After some thinking I realized that with regard to models, I adhere to the Unix philosophy.
Particularly I am thinking about the following quote from Doug McIlroy:
“This is the Unix philosophy: Write programs that do one thing and do it well. Write programs to work together. Write programs to handle text streams, because that is a universal interface.”
As a result you can do this in Unix:
cat apple.txt | wc | mail -s “The count” firstname.lastname@example.org [example taken from here]
By piping the output of the first command to the second and then to the third, you get a small ‘program’ that counts the characters, words, and lines of the apple.txt file, then mails the results to email@example.com with the subject line “The count.”
Another part of the Unix philosophy according to Richard P. Gabriel is “Worse is better.” (As can be read here.) Simplicity is more important than other attributes — including correctness, consistency, and completeness.
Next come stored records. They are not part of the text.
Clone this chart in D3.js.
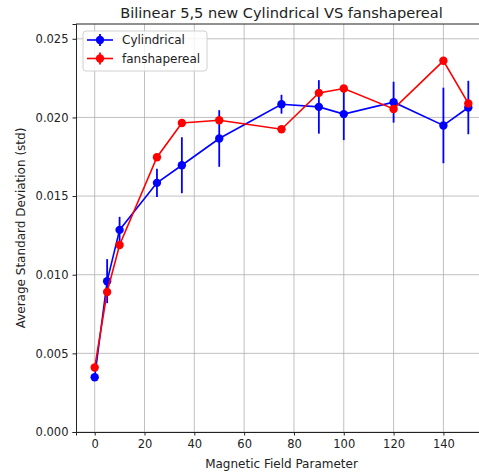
<!DOCTYPE html>
<html lang="en">
<head>
  <meta charset="UTF-8">
  <title>Bilinear 5,5 new Cylindrical VS fanshapereal</title>
  <script src="https://d3js.org/d3.v7.min.js"></script>
  <style>
    body { margin: 0; background: white; }
    svg { display: block; font-family: "DejaVu Sans", sans-serif; }
  </style>
</head>
<body>
  <div id="chart"></div>
  <script>
    const fieldParams = [0, 5, 10, 25, 35, 50, 75, 90, 100, 120, 140, 150]
    const cylValues = [0.00348, 0.00959, 0.01285, 0.01584, 0.01696, 0.01866, 0.02084, 0.02067, 0.02021, 0.02097, 0.01949, 0.02063]
    const cylErrors = [0.0002, 0.0014, 0.00083, 0.0009, 0.00178, 0.0018, 0.0006, 0.0017, 0.00165, 0.0013, 0.0024, 0.0017]
    const fanValues = [0.0041, 0.0089, 0.01189, 0.01747, 0.01965, 0.01982, 0.01925, 0.02156, 0.02184, 0.02054, 0.0236, 0.02089]
    const fanErrors = [0, 0, 0, 0, 0, 0, 0, 0, 0, 0, 0, 0]
    const yTicks = [0, 0.005, 0.010, 0.015, 0.020, 0.025]
    const xTicks = [0, 20, 40, 60, 80, 100, 120, 140]

    const width = 479
    const height = 475
    const plotLeft = 76, plotRight = 487, plotTop = 24, plotBottom = 432

    const svg = d3.select("#chart").append("svg")
      .attr("width", width)
      .attr("height", height)

    const x = d3.scaleLinear().domain([-7.5, 157.5]).range([plotLeft, plotRight])
    const y = d3.scaleLinear().domain([0, 0.02594]).range([plotBottom, plotTop])

    // grid
    svg.append("g").selectAll("line")
      .data(xTicks).enter().append("line")
      .attr("x1", d => x(d)).attr("x2", d => x(d))
      .attr("y1", plotTop).attr("y2", plotBottom)
      .attr("stroke", "#b0b0b0").attr("stroke-width", 0.8)
    svg.append("g").selectAll("line")
      .data(yTicks).enter().append("line")
      .attr("x1", plotLeft).attr("x2", plotRight)
      .attr("y1", d => y(d)).attr("y2", d => y(d))
      .attr("stroke", "#b0b0b0").attr("stroke-width", 0.8)

    const series = [
      { name: "Cylindrical", color: "#0000ff", values: cylValues, errors: cylErrors },
      { name: "fanshapereal", color: "#ff0000", values: fanValues, errors: fanErrors }
    ]

    const line = d3.line().x(d => x(d[0])).y(d => y(d[1]))

    series.forEach(s => {
      const pts = fieldParams.map((p, i) => [p, s.values[i], s.errors[i]])
      const g = svg.append("g")
      g.selectAll(".err").data(pts.filter(d => d[2] > 0)).enter().append("line")
        .attr("x1", d => x(d[0])).attr("x2", d => x(d[0]))
        .attr("y1", d => y(d[1] - d[2])).attr("y2", d => y(d[1] + d[2]))
        .attr("stroke", s.color).attr("stroke-width", 1.8)
      g.append("path").datum(pts)
        .attr("d", line).attr("fill", "none")
        .attr("stroke", s.color).attr("stroke-width", 1.6)
      g.selectAll("circle").data(pts).enter().append("circle")
        .attr("cx", d => x(d[0])).attr("cy", d => y(d[1]))
        .attr("r", 4.2).attr("fill", s.color)
    })

    // axes
    const xAxis = svg.append("g")
      .attr("transform", `translate(0,${plotBottom})`)
      .call(d3.axisBottom(x).tickValues(xTicks).tickSize(3.5).tickPadding(4))
    const yAxis = svg.append("g")
      .attr("transform", `translate(${plotLeft},0)`)
      .call(d3.axisLeft(y).tickValues(yTicks).tickFormat(d3.format(".3f")).tickSize(3.5).tickPadding(4))
    ;[xAxis, yAxis].forEach(a => {
      a.selectAll("text").attr("font-size", 11.5).attr("fill", "#222").attr("font-family", "DejaVu Sans")
      a.selectAll("line").attr("stroke", "#222")
      a.select(".domain").attr("stroke", "#222").attr("stroke-width", 1)
    })
    svg.append("line").attr("x1", plotLeft).attr("x2", plotRight).attr("y1", plotTop).attr("y2", plotTop)
      .attr("stroke", "#222").attr("stroke-width", 1)

    // title and labels
    svg.append("text")
      .attr("x", (plotLeft + plotRight) / 2).attr("y", 18)
      .attr("text-anchor", "middle").attr("font-size", 14.6).attr("fill", "#222")
      .text("Bilinear 5,5 new Cylindrical VS fanshapereal")
    svg.append("text")
      .attr("x", (plotLeft + plotRight) / 2).attr("y", 468)
      .attr("text-anchor", "middle").attr("font-size", 12).attr("fill", "#222")
      .text("Magnetic Field Parameter")
    svg.append("text")
      .attr("transform", `translate(25,${(plotTop + plotBottom) / 2}) rotate(-90)`)
      .attr("text-anchor", "middle").attr("font-size", 12).attr("fill", "#222")
      .text("Average Standard Deviation (std)")

    // legend
    const legend = svg.append("g").attr("transform", "translate(83,31)")
    legend.append("rect")
      .attr("width", 124).attr("height", 40).attr("rx", 3)
      .attr("fill", "white").attr("fill-opacity", 0.8)
      .attr("stroke", "#d0d0d0").attr("stroke-width", 1)
    series.forEach((s, i) => {
      const row = legend.append("g").attr("transform", `translate(0,${9 + i * 18.5})`)
      row.append("line").attr("x1", 4).attr("x2", 30).attr("stroke", s.color).attr("stroke-width", 1.6)
      row.append("line").attr("x1", 17).attr("x2", 17).attr("y1", -6).attr("y2", 6)
        .attr("stroke", s.color).attr("stroke-width", 1.8)
      row.append("circle").attr("cx", 17).attr("r", 4.2).attr("fill", s.color)
      row.append("text").attr("x", 39).attr("dy", "0.35em")
        .attr("font-size", 12).attr("fill", "#222").text(s.name)
    })
  </script>
</body>
</html>
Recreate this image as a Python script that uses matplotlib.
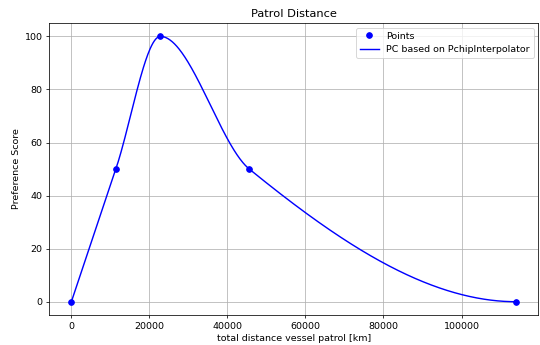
import numpy as np
import matplotlib.pyplot as plt

# Points of the preference curve
distance_km = np.array([0, 11400, 22800, 45600, 114000], dtype=float)
preference = np.array([0, 50, 100, 50, 0], dtype=float)


def pchip_slopes(x, y):
    h = np.diff(x)
    delta = np.diff(y) / h
    d = np.zeros_like(y)
    for k in range(1, len(x) - 1):
        if delta[k - 1] * delta[k] > 0:
            w1 = 2 * h[k] + h[k - 1]
            w2 = h[k] + 2 * h[k - 1]
            d[k] = (w1 + w2) / (w1 / delta[k - 1] + w2 / delta[k])

    def edge(h0, h1, m0, m1):
        dd = ((2 * h0 + h1) * m0 - h0 * m1) / (h0 + h1)
        if np.sign(dd) != np.sign(m0):
            dd = 0.0
        elif np.sign(m0) != np.sign(m1) and abs(dd) > abs(3 * m0):
            dd = 3 * m0
        return dd

    d[0] = edge(h[0], h[1], delta[0], delta[1])
    d[-1] = edge(h[-1], h[-2], delta[-1], delta[-2])
    return d


def pchip_eval(x, y, xs):
    d = pchip_slopes(x, y)
    idx = np.clip(np.searchsorted(x, xs) - 1, 0, len(x) - 2)
    h = x[idx + 1] - x[idx]
    t = (xs - x[idx]) / h
    h00 = 2 * t**3 - 3 * t**2 + 1
    h10 = t**3 - 2 * t**2 + t
    h01 = -2 * t**3 + 3 * t**2
    h11 = t**3 - t**2
    return h00 * y[idx] + h10 * h * d[idx] + h01 * y[idx + 1] + h11 * h * d[idx + 1]


xs = np.linspace(distance_km[0], distance_km[-1], 600)
ys = pchip_eval(distance_km, preference, xs)

fig, ax = plt.subplots(figsize=(540 / 68, 345 / 68), dpi=68)
fig.subplots_adjust(left=0.091, right=0.997, top=0.933, bottom=0.087)

ax.plot(distance_km, preference, 'o', color='blue', label='Points')
ax.plot(xs, ys, color='blue', label='PC based on PchipInterpolator')

ax.set_title('Patrol Distance')
ax.set_xlabel('total distance vessel patrol [km]')
ax.set_ylabel('Preference Score')
ax.grid(True)
ax.legend(loc='upper right')

fig.savefig('out.png', dpi=68)
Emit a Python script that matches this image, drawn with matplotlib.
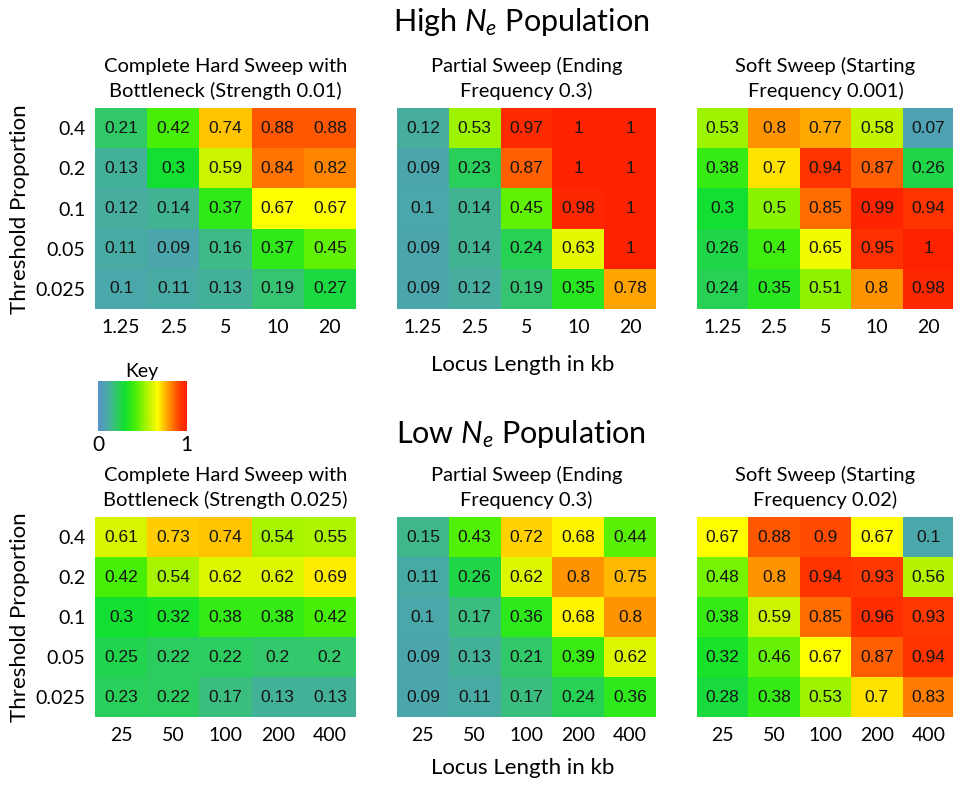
import numpy as np
import matplotlib
matplotlib.use("Agg")
import matplotlib.pyplot as plt
from matplotlib.colors import LinearSegmentedColormap

# data: rows are threshold proportions (top to bottom), columns are locus lengths
thresholds = ["0.4", "0.2", "0.1", "0.05", "0.025"]
high_lengths = ["1.25", "2.5", "5", "10", "20"]
low_lengths = ["25", "50", "100", "200", "400"]

high_titles = ["Complete Hard Sweep with\nBottleneck (Strength 0.01)",
               "Partial Sweep (Ending\nFrequency 0.3)",
               "Soft Sweep (Starting\nFrequency 0.001)"]
low_titles = ["Complete Hard Sweep with\nBottleneck (Strength 0.025)",
              "Partial Sweep (Ending\nFrequency 0.3)",
              "Soft Sweep (Starting\nFrequency 0.02)"]

high_hard = [[0.21, 0.42, 0.74, 0.88, 0.88],
             [0.13, 0.3, 0.59, 0.84, 0.82],
             [0.12, 0.14, 0.37, 0.67, 0.67],
             [0.11, 0.09, 0.16, 0.37, 0.45],
             [0.1, 0.11, 0.13, 0.19, 0.27]]
high_partial = [[0.12, 0.53, 0.97, 1, 1],
                [0.09, 0.23, 0.87, 1, 1],
                [0.1, 0.14, 0.45, 0.98, 1],
                [0.09, 0.14, 0.24, 0.63, 1],
                [0.09, 0.12, 0.19, 0.35, 0.78]]
high_soft = [[0.53, 0.8, 0.77, 0.58, 0.07],
             [0.38, 0.7, 0.94, 0.87, 0.26],
             [0.3, 0.5, 0.85, 0.99, 0.94],
             [0.26, 0.4, 0.65, 0.95, 1],
             [0.24, 0.35, 0.51, 0.8, 0.98]]
low_hard = [[0.61, 0.73, 0.74, 0.54, 0.55],
            [0.42, 0.54, 0.62, 0.62, 0.69],
            [0.3, 0.32, 0.38, 0.38, 0.42],
            [0.25, 0.22, 0.22, 0.2, 0.2],
            [0.23, 0.22, 0.17, 0.13, 0.13]]
low_partial = [[0.15, 0.43, 0.72, 0.68, 0.44],
               [0.11, 0.26, 0.62, 0.8, 0.75],
               [0.1, 0.17, 0.36, 0.68, 0.8],
               [0.09, 0.13, 0.21, 0.39, 0.62],
               [0.09, 0.11, 0.17, 0.24, 0.36]]
low_soft = [[0.67, 0.88, 0.9, 0.67, 0.1],
            [0.48, 0.8, 0.94, 0.93, 0.56],
            [0.38, 0.59, 0.85, 0.96, 0.93],
            [0.32, 0.46, 0.67, 0.87, 0.94],
            [0.28, 0.38, 0.53, 0.7, 0.83]]

# colour ramp blue -> green -> yellow -> orange -> red
cmap = LinearSegmentedColormap.from_list("key", [
    (0.0, "#5696c8"), (0.1, "#4aa8aa"), (0.2, "#34c86c"), (0.3, "#12e030"),
    (0.42, "#48f008"), (0.52, "#98f400"), (0.6, "#d0f400"), (0.67, "#ffff00"),
    (0.72, "#ffd400"), (0.8, "#ff9400"), (0.88, "#ff5800"), (0.94, "#ff3400"),
    (1.0, "#ff2200")])

plt.rcParams["mathtext.fontset"] = "custom"
plt.rcParams["mathtext.rm"] = "Lato"
plt.rcParams["mathtext.it"] = "Lato:italic"

lab = ["Lato", "DejaVu Sans"]
W, H = 954, 785
fig = plt.figure(figsize=(W / 100, H / 100), dpi=100)


def box(x0, y0, x1, y1):
    return [x0 / W, 1 - y1 / H, (x1 - x0) / W, (y1 - y0) / H]


def panel(rect, vals, xlabels, title, show_y):
    ax = fig.add_axes(rect)
    vals = np.array(vals)
    ax.imshow(vals, cmap=cmap, vmin=0, vmax=1, aspect="auto")
    for i in range(vals.shape[0]):
        for j in range(vals.shape[1]):
            ax.text(j, i, f"{vals[i, j]:g}", ha="center", va="center",
                    fontsize=12.5, family="Liberation Sans", color="#151515")
    ax.set_xticks(range(5))
    ax.set_xticklabels(xlabels, fontsize=14, family=lab)
    ax.set_yticks(range(5))
    if show_y:
        ax.set_yticklabels(thresholds, fontsize=14, family=lab)
    else:
        ax.set_yticklabels([])
    ax.tick_params(length=0, pad=7)
    for s in ax.spines.values():
        s.set_visible(False)
    ax.set_title(title, fontsize=14.5, family=lab, pad=8, linespacing=1.45)
    return ax


xs = [(95, 356), (397, 656), (697, 954)]
for k, (vals, t) in enumerate(zip([high_hard, high_partial, high_soft], high_titles)):
    panel(box(xs[k][0], 108, xs[k][1], 309), vals, high_lengths, t, k == 0)
for k, (vals, t) in enumerate(zip([low_hard, low_partial, low_soft], low_titles)):
    panel(box(xs[k][0], 517, xs[k][1], 717), vals, low_lengths, t, k == 0)

fig.text(521 / W, 1 - 22 / H, r"High $N_e$ Population", ha="center", va="center",
         fontsize=22, family=lab)
fig.text(521 / W, 1 - 434 / H, r"Low $N_e$ Population", ha="center", va="center",
         fontsize=22, family=lab)
fig.text(523 / W, 1 - 365 / H, "Locus Length in kb", ha="center", va="center",
         fontsize=16, family=lab)
fig.text(523 / W, 1 - 768 / H, "Locus Length in kb", ha="center", va="center",
         fontsize=16, family=lab)
fig.text(20 / W, 1 - 209 / H, "Threshold Proportion", ha="center", va="center",
         rotation=90, fontsize=16, family=lab)
fig.text(20 / W, 1 - 617 / H, "Threshold Proportion", ha="center", va="center",
         rotation=90, fontsize=16, family=lab)

# key
kax = fig.add_axes(box(98, 381, 186, 431))
kax.imshow(np.linspace(0, 1, 256)[None, :], cmap=cmap, aspect="auto",
           extent=[0, 1, 0, 1])
kax.set_xticks([0, 1])
kax.set_xticklabels(["0", "1"], fontsize=15, family=lab)
kax.set_yticks([])
kax.tick_params(length=0, pad=3)
for s in kax.spines.values():
    s.set_visible(False)
kax.set_title("Key", fontsize=14, family=lab, pad=3)

fig.savefig("out.png", dpi=100)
Basically you want something that’s good enough for you to have a use for it and simple enough for you to understand it. Quite similar to the ultimate toolbox actually: duct tape and WD40. If it moves and it shouldn’t, you need duct tape. And if it doesn’t move and it should, you need WD40. No need to worry if you want to use glue, a nail or a screw and of what kind, just duct tape.
Translating this to models, we get the following three principles:
– Create models that do one thing and do it well.
– Create models that work together.
– Prefer simplicity in your models over correctness, consistency and completeness.
This certainly won’t get us to a grand unified theory of testing. It also won’t give us any definitive models. What it does give us, is a big set of simple models. Sometimes we need only one model; sometimes we need to take a few and make them work together. Other times we may find none of our models are good enough, so we just build a new one and add it to our collection. And since models are always limited and thus fallible, let’s keep them simple, because what we never will achieve is correctness, consistency or completeness.
As such a model is very much a tool in the VIPT model. On its own it doesn’t do anything. When part of a process, it can provide valuable information – or not.